When Mark got home, he wanted to talk to his father about the kid next door because he killed his frog. His father told him to tell the boy that he liked frogs very much and didn’t want anybody to kill them. Mark said, “All right.”

The next day, he went to the neighbor’s house and talked to the kid, but the kid said he was going to kill the frogs. Mark went home and told his dad what happened. His dad thought of a way to solve the problem. They had wanted to do this for a long time. He decided to move away and take the frogs with them.

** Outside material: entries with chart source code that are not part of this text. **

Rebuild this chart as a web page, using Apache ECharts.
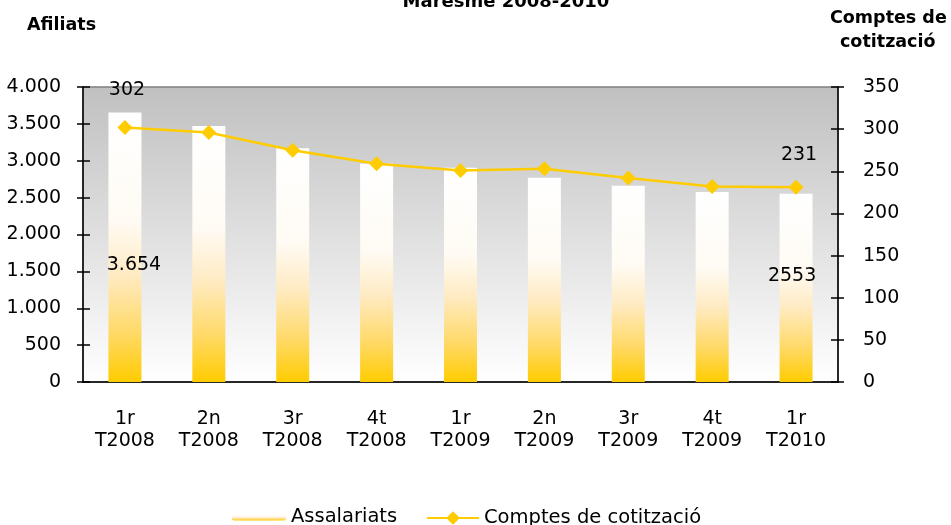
<!DOCTYPE html>
<html>
<head>
<meta charset="utf-8">
<script src="https://cdn.jsdelivr.net/npm/echarts@6/dist/echarts.min.js"></script>
<style>
    html, body { margin: 0; padding: 0; background: #fff; }
    #chart { width: 951px; height: 525px; }
</style>
</head>
<body>
<div id="chart"></div>
<script>
var categories = ['1r\nT2008', '2n\nT2008', '3r\nT2008', '4t\nT2008', '1r\nT2009', '2n\nT2009', '3r\nT2009', '4t\nT2009', '1r\nT2010'];
var assalariats = [3654, 3470, 3170, 2960, 2905, 2770, 2660, 2575, 2553];
var comptes = [302, 296, 275, 259, 251, 253, 242, 232, 231];
var barLabels = {0: '3.654', 8: '2553'};
var lineLabels = {0: '302', 8: '231'};

var font = 'DejaVu Sans';

function milers(v){
    return String(v).replace(/\B(?=(\d{3})+(?!\d))/g, '.');
}

var barData = assalariats.map(function(v, i){
    if (barLabels[i] === undefined) return v;
    return {
        value: v,
        label: {
            show: true,
            position: 'inside',
            offset: i === 0 ? [9, 18] : [-4, -12],
            formatter: barLabels[i]
        }
    };
});

var lineData = comptes.map(function(v, i){
    if (lineLabels[i] === undefined) return v;
    return {
        value: v,
        label: {
            show: true,
            position: 'top',
            distance: i === 0 ? 20 : 15,
            offset: i === 0 ? [2, 0] : [3, 0],
            formatter: lineLabels[i]
        }
    };
});

var chart = echarts.init(document.getElementById('chart'));

chart.setOption({
    animation: false,
    textStyle: { fontFamily: font },
    title: {
        text: 'Maresme 2008-2010',
        left: 501,
        textAlign: 'center',
        top: -12,
        textStyle: { fontFamily: font, fontSize: 18, fontWeight: 'bold', color: '#000' }
    },
    graphic: [
        { type: 'text', left: 27, top: 16, style: { text: 'Afiliats', font: 'bold 17.5px DejaVu Sans', fill: '#000' } },
        { type: 'text', left: 830, top: 9, style: { text: 'Comptes de', font: 'bold 17.5px DejaVu Sans', fill: '#000' } },
        { type: 'text', left: 840, top: 33, style: { text: 'cotització', font: 'bold 17.5px DejaVu Sans', fill: '#000' } }
    ],
    grid: {
        left: 83,
        right: 113,
        top: 87,
        bottom: 143,
        show: true,
        borderColor: '#808080',
        borderWidth: 1.5,
        backgroundColor: new echarts.graphic.LinearGradient(0, 0, 0, 1, [
            { offset: 0, color: '#c0c0c0' },
            { offset: 1, color: '#ffffff' }
        ])
    },
    legend: [
        {
            left: 227,
            top: 502,
            itemWidth: 54,
            itemHeight: 7,
            textStyle: { fontFamily: font, fontSize: 19.5, color: '#000' },
            data: ['Assalariats']
        },
        {
            left: 421,
            top: 503,
            itemWidth: 52,
            itemHeight: 17,
            textStyle: { fontFamily: font, fontSize: 19.5, color: '#000' },
            data: ['Comptes de cotització']
        }
    ],
    xAxis: [
        {
            type: 'category',
            data: categories,
            position: 'bottom',
            axisLine: { lineStyle: { color: '#000', width: 1.5 } },
            axisTick: { length: 6, lineStyle: { color: '#000', width: 1.5 } },
            axisLabel: { margin: 26, fontSize: 19, lineHeight: 22, color: '#000', fontFamily: font }
        },
        {
            type: 'category',
            data: categories,
            position: 'bottom',
            axisLine: { show: false },
            axisTick: { inside: true, length: 6, lineStyle: { color: '#000', width: 1.5 } },
            axisLabel: { show: false }
        }
    ],
    yAxis: [
        {
            type: 'value',
            position: 'left',
            min: 0,
            max: 4000,
            interval: 500,
            splitLine: { show: false },
            axisLine: { show: true, lineStyle: { color: '#000', width: 1.5 } },
            axisTick: { show: true, length: 6, lineStyle: { color: '#000', width: 1.5 } },
            axisLabel: { margin: 22, fontSize: 19, color: '#000', fontFamily: font, formatter: milers }
        },
        {
            type: 'value',
            position: 'right',
            min: 0,
            max: 350,
            interval: 50,
            splitLine: { show: false },
            axisLine: { show: true, lineStyle: { color: '#000', width: 1.5 } },
            axisTick: { show: true, length: 6, lineStyle: { color: '#000', width: 1.5 } },
            axisLabel: { margin: 25, fontSize: 19, color: '#000', fontFamily: font }
        },
        {
            type: 'value',
            position: 'left',
            min: 0,
            max: 4000,
            interval: 500,
            splitLine: { show: false },
            axisLine: { show: false },
            axisTick: { show: true, inside: true, length: 7, lineStyle: { color: '#000', width: 1.5 } },
            axisLabel: { show: false }
        },
        {
            type: 'value',
            position: 'right',
            min: 0,
            max: 350,
            interval: 50,
            splitLine: { show: false },
            axisLine: { show: false },
            axisTick: { show: true, inside: true, length: 7, lineStyle: { color: '#000', width: 1.5 } },
            axisLabel: { show: false }
        }
    ],
    series: [
        {
            name: 'Assalariats',
            type: 'bar',
            xAxisIndex: 0,
            yAxisIndex: 0,
            barWidth: 33,
            data: barData,
            label: { fontSize: 19, color: '#000', fontFamily: font },
            itemStyle: {
                color: new echarts.graphic.LinearGradient(0, 0, 0, 1, [
                    { offset: 0, color: '#ffffff' },
                    { offset: 0.4, color: '#fffbf4' },
                    { offset: 0.6, color: '#ffebc4' },
                    { offset: 0.82, color: '#ffd966' },
                    { offset: 1, color: '#ffcc00' }
                ])
            }
        },
        {
            name: 'Comptes de cotització',
            type: 'line',
            xAxisIndex: 0,
            yAxisIndex: 1,
            data: lineData,
            symbol: 'diamond',
            symbolSize: 15,
            z: 5,
            label: { fontSize: 19, color: '#000', fontFamily: font },
            lineStyle: { color: '#ffcc00', width: 2.5 },
            itemStyle: { color: '#ffcc00' }
        }
    ]
});
</script>
</body>
</html>
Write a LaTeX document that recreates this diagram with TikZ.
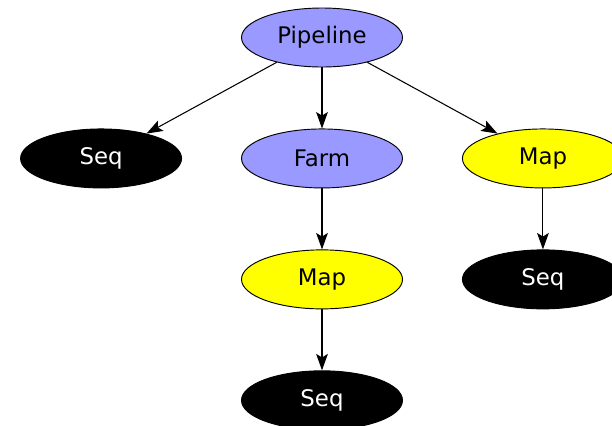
\documentclass[tikz,border=0pt]{standalone}
\usepackage{fontspec}
\setmainfont{DejaVu Sans}
\usepackage{xcolor}
\usetikzlibrary{positioning,arrows.meta,shapes.geometric}
\definecolor{skelblue}{RGB}{153,153,255}
\definecolor{skelyellow}{RGB}{255,255,0}

\begin{document}
\begin{tikzpicture}[
  node distance=1.83cm and 1.77cm,
  skel/.style={draw, ellipse, line width=0.8pt, inner sep=0pt, minimum width=4.83cm, minimum height=1.77cm,
    font=\fontsize{19.5}{22}\selectfont},
  pipe/.style={skel, fill=skelblue},
  mapper/.style={skel, fill=skelyellow},
  seq/.style={skel, fill=black, text=white},
  flow/.style={-{Stealth[length=14pt,width=10pt,inset=3pt]}, line width=0.9pt}
]
\useasboundingbox (0,0) rectangle (18.36,-12.75);
\node[pipe] (pipeline) at (9.66,-1.125) {Pipeline};
\node[pipe, below=of pipeline] (farm) {Farm};
\node[seq, left=of farm] (seqleft) {Seq};
\node[mapper, right=of farm] (mapright) {Map};
\node[mapper, below=of farm] (mapmid) {Map};
\node[seq, below=of mapmid] (seqbottom) {Seq};
\node[seq, below=of mapright] (seqright) {Seq};

\draw[flow] (pipeline) -- (seqleft);
\draw[flow] (pipeline) -- (farm);
\draw[flow] (pipeline) -- (mapright);
\draw[flow] (farm) -- (mapmid);
\draw[flow] (mapmid) -- (seqbottom);
\draw[flow] (mapright) -- (seqright);
\end{tikzpicture}
\end{document}
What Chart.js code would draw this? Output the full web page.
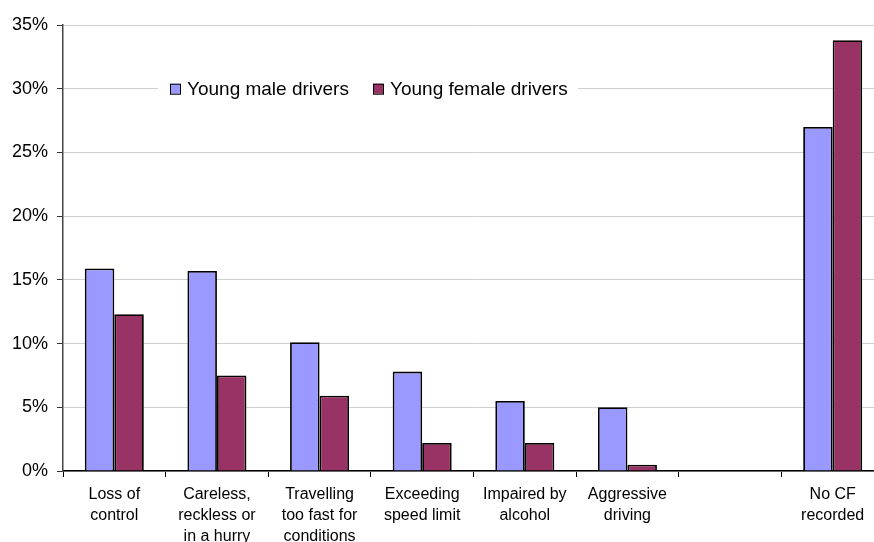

Jason allowed me to read his story to his class. The hero of the story was Mark; his problem was that his frogs were in danger of being killed; his solution was to move away. The parallels to Jason’s life were clear. However, when we discussed the story, we only spoke about Mark. Jason had to be allowed to stay at a safe distance. Respecting this boundary enabled him to present the situation and to observe it. It also enabled the members of his class to dialogue with him through the medium of the story without threatening Jason. In discussing the story, most of the children in the class said that they would not want to play with some one who carried frogs around with him. However, they also felt that it was wrong to kill his frogs. They agreed that Mark needed to know that if he insisted on carrying his frogs around with him, other children would probably not want to play with him. Some children suggested that he leave his frogs in the pond and play with them when he returned from school. This way, maybe other children would want to play with him. However, if he remained adamant about bringing his frogs to school, he should be allowed to do so without others threatening to kill them. The children almost unanimously felt that running away from a problem wouldn’t solve it. I asked them to offer alternative solutions, which they readily did.

We spent the entire class time working on Jason’s story, and, in essence, dialoguing with Jason. Through his puppet and his puppet story, he had found a safe, positive venue to integrate with his classmates. They spoke puppetry together and the communication was a success!